The buildings are 3 stories high, except on the end units. Some buildings are 2 stories for the end unit and others are 1 story on the ends.


----------



## GregT (Jun 26, 2011)

This is a property/unit category that I follow, and often check the availability 9 months out. I'm surprised how frequently the 1BR - 7200 point units are gone, and usually when it is available, its often the two double bed version for 7,200 points. I'm looking for King Beds, so apparently this will be tough to reserve at 9 months. 

Thx for the property info!

Best,

Greg


----------



## akyam (Jul 9, 2011)

We just got back from Kings Land.  We had a 1 bdrm + in bldg 4, 1st floor.  As noted by others the bathroom had 2 doors, into master and into common area.  Shower had no door and toilet had a frosted door.  

Other notes:  

construction (excavation/site prep) has started on the next phase across the street.  There was some noise in the bldg 4/5/6 area for most of the day on weekdays.  Nothing substantial but it may bother light & late sleepers.

the weekend of the 4th was quite crowded (as expected).  there was a note at the front desk to not sell any pool passes that weekend - i don't know if that is the norm during busy/holiday weekends or not, but apparently guests at kohala can purchase day pool passes for $15.

there are not really any food storage cabinets as they are all used for dishware, so the counter can get quite cluttered without rearranging things.

i found the concierges were not very helpful for the most part.  other guest shared the same sentiment.  luckily for us we were relying on them for very much.

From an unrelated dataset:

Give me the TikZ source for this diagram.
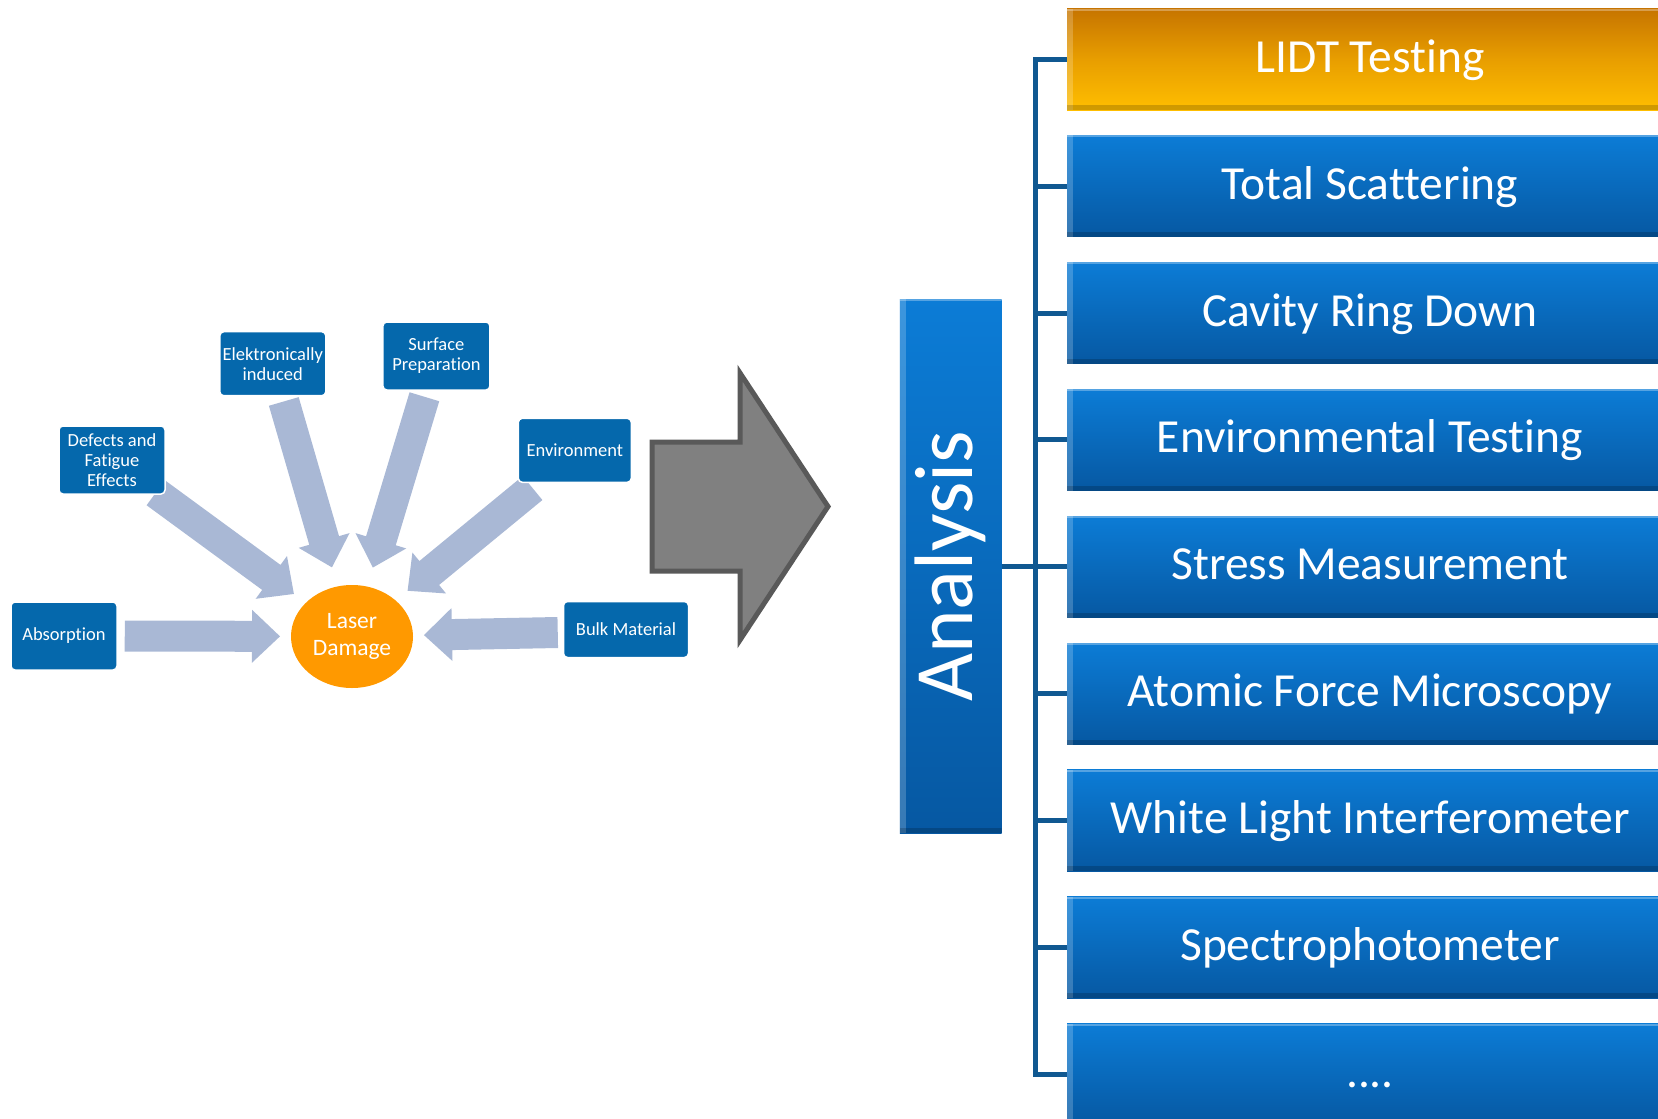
\documentclass[tikz,border=0pt]{standalone}
\usepackage{fontspec}
\setmainfont[Ligatures=NoCommon]{Carlito}
\usetikzlibrary{calc,shapes.geometric,backgrounds}

\definecolor{causeblue}{RGB}{5,104,172}
\definecolor{flowblue}{RGB}{169,184,213}
\definecolor{laserorange}{RGB}{255,153,0}
\definecolor{measTop}{RGB}{12,124,214}
\definecolor{measBot}{RGB}{6,88,162}
\definecolor{lidtTop}{RGB}{198,116,0}
\definecolor{lidtMid}{RGB}{232,158,0}
\definecolor{lidtBot}{RGB}{255,190,0}
\definecolor{spine}{RGB}{16,88,145}
\definecolor{arrowfill}{RGB}{128,128,128}
\definecolor{arrowline}{RGB}{89,89,89}

% thick block arrow from #1 towards the centre #2, stopping short of it
\newcommand\fatarrow[2]{%
  \coordinate (fa-t) at #1;
  \coordinate (fa-e) at ($(#2)!72pt!(fa-t)$);
  \coordinate (fa-b) at ($(fa-e)!28pt!(fa-t)$);
  \fill[flow] ($(fa-t)!15.5pt!90:(fa-e)$) -- ($(fa-b)!15.5pt!90:(fa-e)$)
    -- ($(fa-b)!26.5pt!90:(fa-e)$) -- (fa-e) -- ($(fa-b)!26.5pt!-90:(fa-e)$)
    -- ($(fa-b)!15.5pt!-90:(fa-e)$) -- ($(fa-t)!15.5pt!-90:(fa-e)$) -- cycle;
}

\begin{document}
\begin{tikzpicture}[x=1pt, y=-1pt,
    cause/.style={draw=white, line width=1.5pt, fill=causeblue, rounded corners=4pt,
                  text=white, align=center, inner sep=1pt,
                  font=\fontsize{18.5}{20}\selectfont},
    core/.style={ellipse, fill=laserorange, text=white, align=center, inner sep=0pt,
                 minimum width=122pt, minimum height=103pt,
                 font=\fontsize{23.5}{26.7}\selectfont},
    flow/.style={fill=flowblue},
    bevel/.style={path picture={
        \fill[white, opacity=0.2] (path picture bounding box.north west)
          rectangle ([xshift=6pt]path picture bounding box.south west);
        \fill[black, opacity=0.18] (path picture bounding box.south west)
          rectangle ([yshift=5pt]path picture bounding box.south east);
        \fill[white, opacity=0.3] (path picture bounding box.north west)
          rectangle ([yshift=-2pt]path picture bounding box.north east);}},
    measbox/.style={bevel, top color=measTop, bottom color=measBot, draw=none,
                    minimum width=606pt, minimum height=101.5pt, inner sep=0pt,
                    text height=34pt, text depth=8pt, text=white,
                    font=\fontsize{47.5}{50}\selectfont},
    lidtbox/.style={measbox, top color=lidtTop, bottom color=lidtBot, middle color=lidtMid},
    bar/.style={bevel, top color=measTop, bottom color=measBot,
                minimum width=101.7pt, minimum height=534pt, inner sep=0pt},
    bracket/.style={draw=spine, line width=5pt},
    bigarrow/.style={fill=arrowfill, draw=arrowline, line width=5pt, miter limit=20}
  ]
    \useasboundingbox (0,0) rectangle (1658,1119);
    \clip (0,0) rectangle (1658,1119);

    % causes around the damage spot
    \node[core] (ld) at (352,636.5) {Laser\\Damage};
    \node[cause, minimum width=106pt, minimum height=68pt] (abs)  at (64,636)    {Absorption};
    \node[cause, minimum width=106pt, minimum height=68pt] (def)  at (112,460)   {Defects and\\Fatigue\\Effects};
    \node[cause, minimum width=106pt, minimum height=64pt] (ele)  at (272.8,363.7) {Elektronically\\induced};
    \node[cause, minimum width=107pt, minimum height=68pt] (sur)  at (436.4,356) {Surface\\Preparation};
    \node[cause, minimum width=113pt, minimum height=64pt] (env)  at (574.8,450.3) {Environment};
    \node[cause, minimum width=125pt, minimum height=56pt] (bulk) at (626,629.5)  {Bulk Material};

    \begin{scope}[on background layer]
      \fatarrow{($(abs.east)+(7,0)$)}{ld.center}
      \fatarrow{($(def.south east)+(-10,-2)$)}{ld.center}
      \fatarrow{($(ele.south)+(11,5)$)}{ld.center}
      \fatarrow{($(sur.south)+(-12,6)$)}{ld.center}
      \fatarrow{($(env.south west)+(15,5)$)}{ld.center}
      \fatarrow{($(bulk.west)+(-5,3)$)}{ld.center}
    \end{scope}

    \draw[bigarrow] (652,442) -- (740,442) -- (740,373) -- (828,506.5)
      -- (740,640) -- (740,571) -- (652,571) -- cycle;

    % analysis bar and the list of methods
    \node[bar] (analysis) at (950.8,566.2) {};
    \node[rotate=90, text=white, font=\fontsize{83}{86}\selectfont] (analysis-txt)
      at (analysis.center) {Analysis};

    \node[lidtbox] (meas0) at (1370,59.25) {LIDT Testing};
    \foreach \lbl [count=\i] in {Total Scattering, Cavity Ring Down,
        Environmental Testing, Stress Measurement, Atomic Force Microscopy,
        White Light Interferometer, Spectrophotometer}
      \node[measbox] (meas\i) at (1370,59.25+126.9*\i) {\lbl};
    \node[measbox] (meas8) at (1370,1074.45) {....};

    \coordinate (spine) at (1035,0);
    \draw[bracket, line cap=rect] (meas0.west -| spine) -- (meas8.west -| spine);
    \foreach \i in {0,...,8}
      \draw[bracket] (meas\i.west -| spine) -- (meas\i.west);
    \draw[bracket] (analysis.east) -- (analysis.east -| spine);
\end{tikzpicture}
\end{document}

all in all though a great vacation and resort.


----------



## linsj (Feb 17, 2012)

I was there for a week last month in a one-bedroom unit in building 10, ground floor, end unit. According to the front desk, that was a regular unit, not plus or premier. It had a wall and door between the bedroom and bathroom. I wonder if they changed the design in the later buildings.


----------